Hidden Internal Links for the WIN; Ultimate Black Hole SEO
When reading Techmeme, I came across a story on a popular tech & business media site, which is using the Black Hole SEO strategy, but hides their internal links from the public. While these links do not fall under the definition of hidden links in the Webmaster Guidelines from Google, I wonder why the internal links to the aggregator pages are hidden with css, instead of just being in plain sight for any of the users. The Google webmaster guidelines say this about hidden links (emphasis is mine):
Hidden links are links that are intended to be crawled by Googlebot, but are unreadable to humans because:
- The link consists of hidden text (for example, the text color and background color are identical).
- CSS has been used to make tiny hyperlinks, as little as one pixel high.
- The link is hidden in a small character – for example, a hyphen in the middle of a paragraph.
If your site is perceived to contain hidden text and links that are deceptive in intent, your site may be removed from the Google index, and will not appear in search results pages. When evaluating your site to see if it includes hidden text or links, look for anything that’s not easily viewable by visitors of your site. Are any text or links there solely for search engines rather than visitors?
Here is a screenshot of the source code of the site (I removed the actual domain name of the website):
In total 9 different hidden links to internal aggregation pages about companies or technology platforms or products. These include (in order of appearance):
- iPhone 5
Nakul Goyal says
Completely makes sense. Great point, and it kind of makes sense of when and how big websites become brands, when people are naturally talking about them, writing about them and linking to them. Nature of the internet. Big sites should not be worried about linking out to known brands, websites etc. I understand the concern when talking about a cookie cutter website, bad neighborhoods etc. In that scenario, rel=nofollow, _blank should do the trick. But then what if that website closes, site changes etc, 404, then it’s a bad user experience for the linking website’s users.
Thanks for your comment.
You can easily use a program like Xenu LinkSleuth or Integrity to check of link rot.

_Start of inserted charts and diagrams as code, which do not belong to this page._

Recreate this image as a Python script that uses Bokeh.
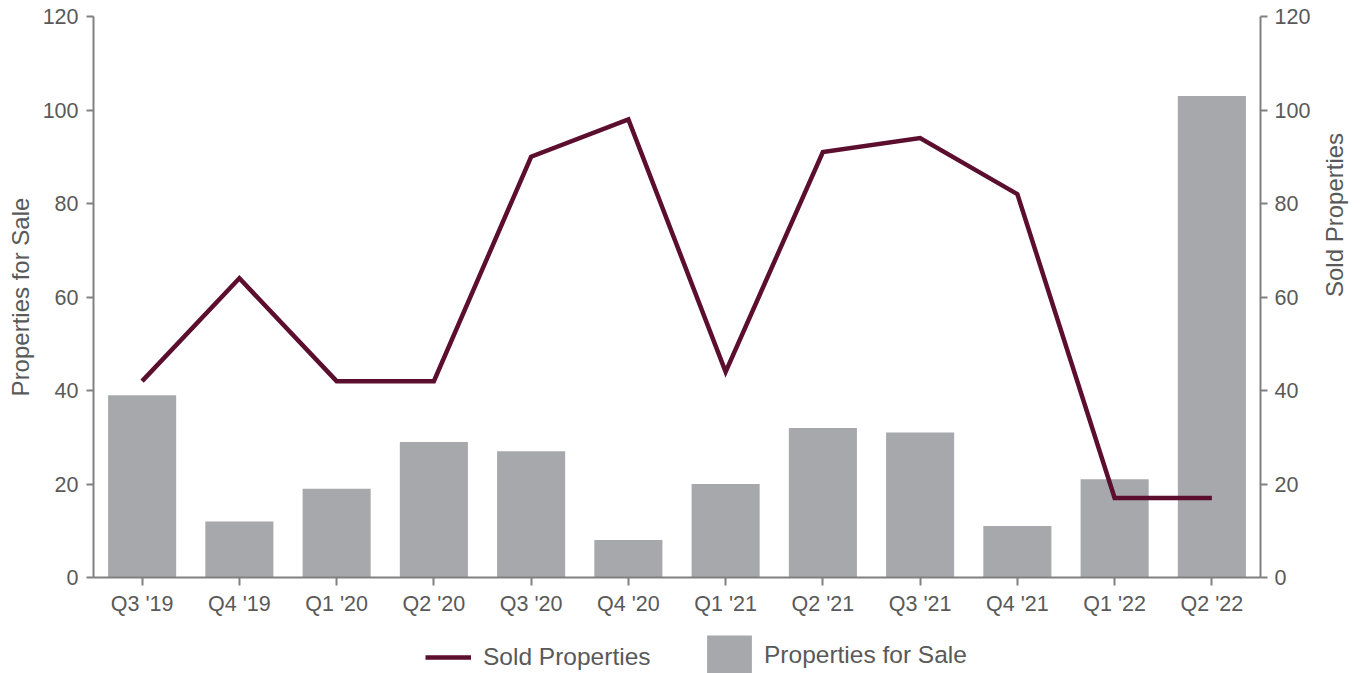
import math
from bokeh.plotting import figure
from bokeh.layouts import column
from bokeh.models import Range1d, LinearAxis, FactorRange, Legend, LegendItem, ColumnDataSource
from bokeh.embed import file_html
from bokeh.resources import INLINE

quarters = ["Q3 '19", "Q4 '19", "Q1 '20", "Q2 '20", "Q3 '20", "Q4 '20",
            "Q1 '21", "Q2 '21", "Q3 '21", "Q4 '21", "Q1 '22", "Q2 '22"]
for_sale = [39, 12, 19, 29, 27, 8, 20, 32, 31, 11, 21, 103]
sold = [42, 64, 42, 42, 90, 98, 44, 91, 94, 82, 17, 17]
y_ticks = [0, 20, 40, 60, 80, 100, 120]

src = ColumnDataSource(dict(q=quarters, for_sale=for_sale, sold=sold))

FONT = "Liberation Sans"
AX = "#808080"
TXT = "#595959"
BAR = "#a7a8ab"
LINE = "#5c0e2e"
W = 1364
FL, FR = 93, 1264

p = figure(width=W, height=620, x_range=FactorRange(*quarters, range_padding=0),
           y_range=Range1d(0, 120), output_backend="svg", toolbar_location=None,
           min_border_left=FL, min_border_right=W - FR, min_border_top=16, min_border_bottom=43)
p.extra_y_ranges = {"sold": Range1d(0, 120)}
p.outline_line_color = None
p.xgrid.visible = False
p.ygrid.visible = False

p.vbar(x="q", top="for_sale", width=0.7, source=src, fill_color=BAR, line_color=None)
p.line(x="q", y="sold", source=src, line_color=LINE, line_width=4.5, y_range_name="sold",
       line_join="miter")

right = LinearAxis(y_range_name="sold", axis_label="Sold Properties")
p.add_layout(right, "right")

for ax in [p.yaxis[0], right, p.xaxis[0]]:
    ax.axis_line_color = AX
    ax.axis_line_width = 2
    ax.major_tick_line_color = AX
    ax.major_tick_line_width = 2
    ax.major_tick_in = 0
    ax.major_tick_out = 7
    ax.minor_tick_line_color = None
    ax.major_label_text_font = FONT
    ax.major_label_text_font_size = "21.5px"
    ax.major_label_text_color = TXT
    ax.axis_label_text_font = FONT
    ax.axis_label_text_font_size = "24px"
    ax.axis_label_text_color = TXT
    ax.axis_label_text_font_style = "normal"

p.yaxis[0].axis_label = "Properties for Sale"
p.yaxis[0].ticker = y_ticks
right.ticker = y_ticks
p.yaxis[0].major_label_standoff = 8
right.major_label_standoff = 7
p.yaxis[0].axis_label_standoff = 6
right.axis_label_standoff = 21
if "axis_label_orientation" in right.properties():
    right.axis_label_orientation = math.pi / 2
p.xaxis[0].major_tick_out = 8
p.xaxis[0].major_label_standoff = 6

# legend strip
lg = figure(width=W, height=53, x_range=Range1d(0, 1), y_range=Range1d(0, 1),
            output_backend="svg", toolbar_location=None,
            min_border_left=FL, min_border_right=W - FR, min_border_top=0, min_border_bottom=0)
lg.axis.visible = False
lg.grid.visible = False
lg.outline_line_color = None
dummy = ColumnDataSource(dict(x=[0.5], y=[0.0]))
r_line = lg.line(x="x", y="y", source=dummy, line_color=LINE, line_width=4.5)
r_bar = lg.vbar(x="x", top="y", bottom=0, width=0.0, source=dummy, fill_color=BAR, line_color=None)

common = dict(orientation="horizontal", label_text_font=FONT, label_text_font_size="24.5px",
              label_text_color=TXT, border_line_color=None, background_fill_alpha=0,
              padding=0, margin=0)
legend1 = Legend(items=[LegendItem(label="Sold Properties", renderers=[r_line])],
                 location=(425 - FL, -3), glyph_width=46, glyph_height=38, label_standoff=12,
                 **common)
legend2 = Legend(items=[LegendItem(label="Properties for Sale", renderers=[r_bar])],
                 location=(701 - FL, -7), glyph_width=56, glyph_height=50, label_standoff=7,
                 **common)
lg.add_layout(legend1, "center")
lg.add_layout(legend2, "center")

layout = column(p, lg, spacing=0)
open("out.html", "w").write(file_html(layout, INLINE))
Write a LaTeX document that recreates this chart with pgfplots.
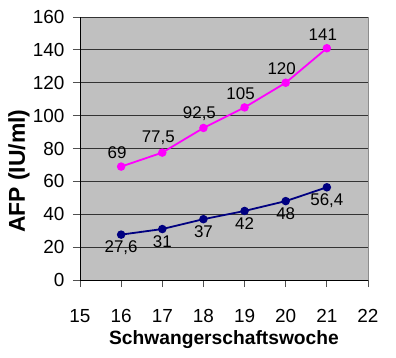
\documentclass[border=0pt]{standalone}
\usepackage{pgfplots}
\pgfplotsset{compat=1.18}
\usepackage{fontspec}
\setmainfont{Liberation Sans}
\definecolor{plotbg}{RGB}{192,192,192}
\definecolor{axgray}{RGB}{80,80,80}
\definecolor{magline}{RGB}{255,0,255}
\definecolor{navyline}{RGB}{0,0,128}
\begin{document}
\begin{tikzpicture}
\begin{axis}[
  at={(0,0)}, anchor=south west,
  width=288bp, height=263bp, scale only axis,
  xmin=15, xmax=22, ymin=0, ymax=160,
  xtick={15,16,...,22}, ytick={0,20,...,160},
  axis background/.style={fill=plotbg, draw=black!45, line width=0.6bp},
  axis x line*=bottom, axis y line*=left,
  axis line style={axgray, line width=0.9bp},
  every outer x axis line/.style={-}, every outer y axis line/.style={-},
  tick style={axgray, line width=0.9bp},
  tick align=outside,
  major tick length=7bp,
  ymajorgrids,
  grid style={black!80, line width=0.8bp},
  /pgf/number format/assume math mode=true,
  ticklabel style={font=\fontsize{19}{22}\selectfont},
  xticklabel style={yshift=-19bp},
  yticklabel style={xshift=-5bp},
  xlabel={\textbf{Schwangerschaftswoche}},
  ylabel={\textbf{AFP (IU/ml)}},
  xlabel style={font=\fontsize{19.3}{23}\selectfont, at={([yshift=-60bp]axis description cs:0.5,0)}, anchor=center},
  ylabel style={font=\fontsize{23}{27}\selectfont, at={([xshift=-61bp]axis description cs:0,0.414)}, anchor=center},
  nodes near coords, point meta=explicit symbolic,
  every node near coord/.style={font=\fontsize{17}{20}\selectfont, black},
  clip=false,
]
\addplot[magline, line width=1.8bp, mark=*, mark size=3.3bp, mark options={fill=magline, draw=magline},
  nodes near coords style={anchor=south, yshift=3.5bp, xshift=-4bp}]
  coordinates {(16,69) [69] (17,77.5) [77,5] (18,92.5) [92,5] (19,105) [105] (20,120) [120] (21,141) [141]};
\addplot[navyline, line width=1.8bp, mark=*, mark size=3.3bp, mark options={fill=navyline, draw=navyline},
  nodes near coords style={anchor=north, yshift=-2bp}]
  coordinates {(16,27.6) [27,6] (17,31) [31] (18,37) [37] (19,42) [42] (20,48) [48] (21,56.4) [56,4]};
\end{axis}
\pgfresetboundingbox
\path[use as bounding box] (-80bp,-78bp) rectangle (316bp,280bp);
\end{tikzpicture}
\end{document}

As soon as any of your external links give you a 404, you either remove the link, or set up a new destination for the link.
This should be the normal maintenance for any large media website.

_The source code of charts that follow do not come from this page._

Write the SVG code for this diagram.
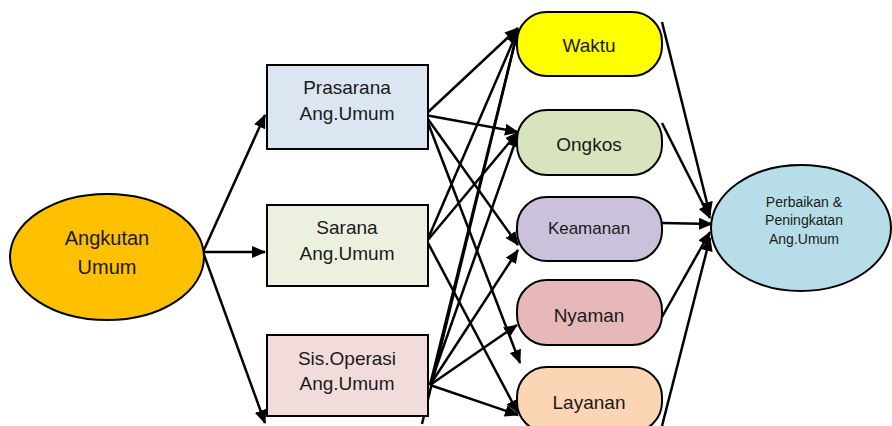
<svg xmlns="http://www.w3.org/2000/svg" width="892" height="426" viewBox="0 0 892 426">
<style>
.sh{stroke:#000;stroke-width:2}
.t{font-family:"Liberation Sans",Arial,sans-serif;fill:#1a1a1a;text-anchor:middle}
.c{stroke:#000;stroke-width:2.5;fill:none;marker-end:url(#ah)}
.cn{stroke:#000;stroke-width:2.5;fill:none}
</style>
<defs>
<marker id="ah" markerUnits="userSpaceOnUse" markerWidth="14" markerHeight="12" refX="13" refY="6" orient="auto">
<path d="M0,0 L14,6 L0,12 z" fill="#000"/>
</marker>
</defs>
<g id="connectors">
<path class="c" d="M203,252 L265,115"/>
<path class="c" d="M203,252 L265,252"/>
<path class="c" d="M203,252 L265,423"/>
<path class="c" d="M425,115 L518,28"/>
<path class="c" d="M425,115 L518,132"/>
<path class="c" d="M425,115 L518,245"/>
<path class="c" d="M425,115 L520,363"/>
<path class="c" d="M427,241 L518,30"/>
<path class="c" d="M427,241 L518,132"/>
<path class="c" d="M427,241 L518,413"/>
<path class="c" d="M430,385 L518,30"/>
<path class="c" d="M422,424 L518,30"/>
<path class="c" d="M430,385 L518,134"/>
<path class="c" d="M430,385 L518,250"/>
<path class="c" d="M430,385 L517,325"/>
<path class="c" d="M430,385 L518,415"/>
<path class="c" d="M662,22 L710,215"/>
<path class="c" d="M662,123 L710,218"/>
<path class="c" d="M662,223 L712,224"/>
<path class="c" d="M662,317 L710,232"/>
<path class="c" d="M662,426 L710,238"/>
</g>
<g id="angkutan">
<ellipse class="sh" cx="107" cy="257" rx="97" ry="63" fill="#FFC000"/>
<text class="t" x="107" y="245" font-size="20">Angkutan</text>
<text class="t" x="107" y="274" font-size="20">Umum</text>
</g>
<g id="prasarana">
<rect class="sh" x="267" y="65" width="161" height="84" fill="#DCE6F2"/>
<text class="t" x="347" y="94" font-size="19">Prasarana</text>
<text class="t" x="347" y="120" font-size="19">Ang.Umum</text>
</g>
<g id="sarana">
<rect class="sh" x="267" y="205" width="161" height="81" fill="#EBF1DE"/>
<text class="t" x="347" y="234" font-size="19">Sarana</text>
<text class="t" x="347" y="260" font-size="19">Ang.Umum</text>
</g>
<g id="sisoperasi">
<rect class="sh" x="267" y="335" width="161" height="81" fill="#F2DCDB"/>
<text class="t" x="347" y="365" font-size="19">Sis.Operasi</text>
<text class="t" x="347" y="390" font-size="19">Ang.Umum</text>
</g>
<g id="waktu">
<rect class="sh" x="517" y="12" width="145" height="64" rx="30" fill="#FFFF00"/>
<text class="t" x="589" y="52" font-size="19">Waktu</text>
</g>
<g id="ongkos">
<rect class="sh" x="517" y="110" width="145" height="65" rx="30" fill="#D7E4BD"/>
<text class="t" x="589" y="151" font-size="19">Ongkos</text>
</g>
<g id="keamanan">
<rect class="sh" x="517" y="197" width="145" height="64" rx="30" fill="#CCC1DA"/>
<text class="t" x="589" y="234" font-size="17">Keamanan</text>
</g>
<g id="nyaman">
<rect class="sh" x="517" y="280" width="145" height="65" rx="30" fill="#E6B9B8"/>
<text class="t" x="589" y="322" font-size="19">Nyaman</text>
</g>
<g id="layanan">
<rect class="sh" x="517" y="367" width="145" height="65" rx="30" fill="#FCD5B5"/>
<text class="t" x="589" y="409" font-size="19">Layanan</text>
</g>
<g id="perbaikan">
<ellipse class="sh" cx="801" cy="228" rx="90" ry="63" fill="#B7DEE8"/>
<text class="t" x="804" y="207" font-size="14">Perbaikan &amp;</text>
<text class="t" x="804" y="225" font-size="14">Peningkatan</text>
<text class="t" x="804" y="244" font-size="14">Ang.Umum</text>
</g>
</svg>
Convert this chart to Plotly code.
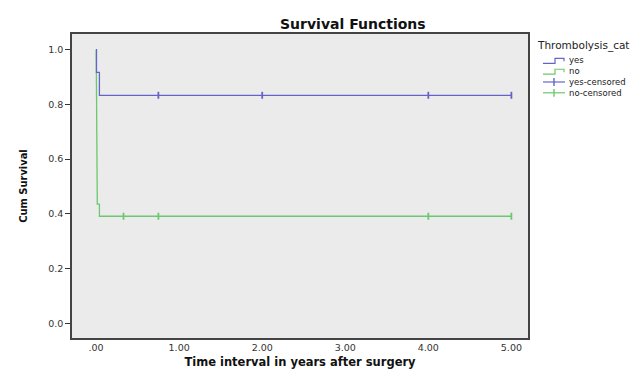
import plotly.graph_objects as go

# ---- data ----
groups = ["yes", "no"]
yes_times = [0.0, 0.005, 0.04, 5.0]
yes_surv = [1.0, 0.917, 0.833, 0.833]
yes_cens_t = [0.75, 2.0, 4.0, 5.0]
yes_cens_s = [0.833, 0.833, 0.833, 0.833]

no_times = [0.0, 0.002, 0.003, 0.004, 0.005, 0.006, 0.007, 0.008, 0.009, 0.010,
            0.011, 0.012, 0.013, 0.014, 0.04, 5.0]
no_surv = [1.0, 0.957, 0.913, 0.870, 0.826, 0.783, 0.739, 0.696, 0.652, 0.609,
           0.565, 0.522, 0.478, 0.435, 0.391, 0.391]
no_cens_t = [0.33, 0.75, 4.0, 5.0]
no_cens_s = [0.391, 0.391, 0.391, 0.391]

x_ticks = [0, 1, 2, 3, 4, 5]
x_ticklabels = [".00", "1.00", "2.00", "3.00", "4.00", "5.00"]
y_ticks = [0.0, 0.2, 0.4, 0.6, 0.8, 1.0]
y_ticklabels = ["0.0", "0.2", "0.4", "0.6", "0.8", "1.0"]
legend_names = ["yes", "no", "yes-censored", "no-censored"]

BLUE = "#6464C8"
GREEN = "#6CC86C"
FONT = "DejaVu Sans"

fig = go.Figure()
fig.add_trace(go.Scatter(x=no_times, y=no_surv, mode="lines", line_shape="hv",
                         line=dict(color=GREEN, width=1.3), showlegend=False))
fig.add_trace(go.Scatter(x=yes_times, y=yes_surv, mode="lines", line_shape="hv",
                         line=dict(color=BLUE, width=1.3), showlegend=False))
fig.add_trace(go.Scatter(x=no_cens_t, y=no_cens_s, mode="markers",
                         marker=dict(symbol="line-ns", size=5,
                                     line=dict(color=GREEN, width=1.8)),
                         showlegend=False))
fig.add_trace(go.Scatter(x=yes_cens_t, y=yes_cens_s, mode="markers",
                         marker=dict(symbol="line-ns", size=5,
                                     line=dict(color=BLUE, width=1.8)),
                         showlegend=False))

# ---- custom legend (paper coordinates) ----
W, H = 642, 371
ml, mr, mt, mb = 64, 122, 26, 34
pw, ph = W - ml - mr, H - mt - mb

def px(x):
    return (x - ml) / pw

def py(y):
    return 1 - (y - mt) / ph

LEG_FS = 8.5
LINE_H = LEG_FS * 1.3
y0 = 53
shapes = []
annotations = []
annotations.append(dict(text="Thrombolysis_cat", x=px(527), y=py(38), xref="paper", yref="paper",
                        xanchor="left", yanchor="middle", showarrow=False,
                        font=dict(family=FONT, size=10.5, color="#222")))
kinds = [(BLUE, "step"), (GREEN, "step"), (BLUE, "cens"), (GREEN, "cens")]
for i, (col, kind) in enumerate(kinds):
    yy = y0 + i * LINE_H
    if kind == "step":
        path = (f"M {px(535)} {py(yy+3)} L {px(547)} {py(yy+3)} L {px(547)} {py(yy-2)} "
                f"L {px(556)} {py(yy-2)} L {px(556)} {py(yy+1)}")
        shapes.append(dict(type="path", path=path, xref="paper", yref="paper",
                           line=dict(color=col, width=1.2)))
    else:
        shapes.append(dict(type="line", x0=px(535), x1=px(557), y0=py(yy), y1=py(yy),
                           xref="paper", yref="paper", line=dict(color=col, width=1.2)))
        shapes.append(dict(type="line", x0=px(546), x1=px(546), y0=py(yy - 4), y1=py(yy + 4),
                           xref="paper", yref="paper", line=dict(color=col, width=1.4)))
annotations.append(dict(text="<br>".join(legend_names), x=px(559),
                        y=py(y0 + 1.5 * LINE_H), xref="paper", yref="paper",
                        xanchor="left", yanchor="middle", align="left", showarrow=False,
                        font=dict(family=FONT, size=LEG_FS, color="#222")))

annotations.append(dict(text="<b>Survival Functions</b>", x=px(345), y=py(16),
                        xref="paper", yref="paper", xanchor="center", yanchor="middle",
                        showarrow=False, font=dict(family=FONT, size=14, color="#111")))

fig.update_layout(
    width=W, height=H,
    margin=dict(l=ml, r=mr, t=mt, b=mb),
    paper_bgcolor="white", plot_bgcolor="#EBEBEB",
    shapes=shapes, annotations=annotations,
    xaxis=dict(range=[-0.29, 5.2], tickvals=x_ticks, ticktext=x_ticklabels,
               showgrid=False, zeroline=False, showline=True, linecolor="#444",
               linewidth=1.5, mirror=True, ticks="", ticklen=0,
               tickfont=dict(family=FONT, size=9.5, color="#333"),
               title=dict(text="<b>Time interval in years after surgery</b>",
                          font=dict(family=FONT, size=11.5, color="#111"), standoff=6)),
    yaxis=dict(range=[-0.054, 1.057], tickvals=y_ticks, ticktext=y_ticklabels,
               showgrid=False, zeroline=False, showline=True, linecolor="#444",
               linewidth=1.5, mirror=True, ticks="outside", ticklen=5, tickcolor="#333",
               tickfont=dict(family=FONT, size=9.5, color="#333"),
               title=dict(text="<b>Cum Survival</b>",
                          font=dict(family="DejaVu Sans Condensed", size=11, color="#111"),
                          standoff=18)),
)

fig.write_html("out.html")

Even if it’s a lot of work, I personally think it’s a worse user experience if I need to go look for the original source of a story, than when I can simply click on a link within the story. I would be ok if that site opens a new window, if the website is afraid of loosing readers.
Nakul Goyal says
Absolutely. It’s clearly not a great user experience to see all stories for Apple, Google, eBay etc when clicking on that link, when you actually expect that to go to a particular website, source etc. I have seen that happen several times myself when browsing around, reading news etc.
This is definitely not a SEO best-practice, but over optimization efforts. Controlling the flow of link juice.
What’s more, flowing Juice using links hidden with CSS is in my book a clever but deceiving practice.
Pageview journalism; keep the users on the site *no matter what*
I have a number of sites that are quoted and excerpted on news sites all the time. Almost *none* of them will put an actual live link to me – the most I will get is a citation which is not clickable.
This is also true of media sites such as for radio and tv stations.
They do not want you to leave their site or risk missing even the smallest bit of ad revenue.
I had a managing editor of a major television news website try to tell me it’s because they couldn’t vouch for the veracity of the site, but when pressed, she admitted that she was ordered not to link to *anyone* as a matter of policy.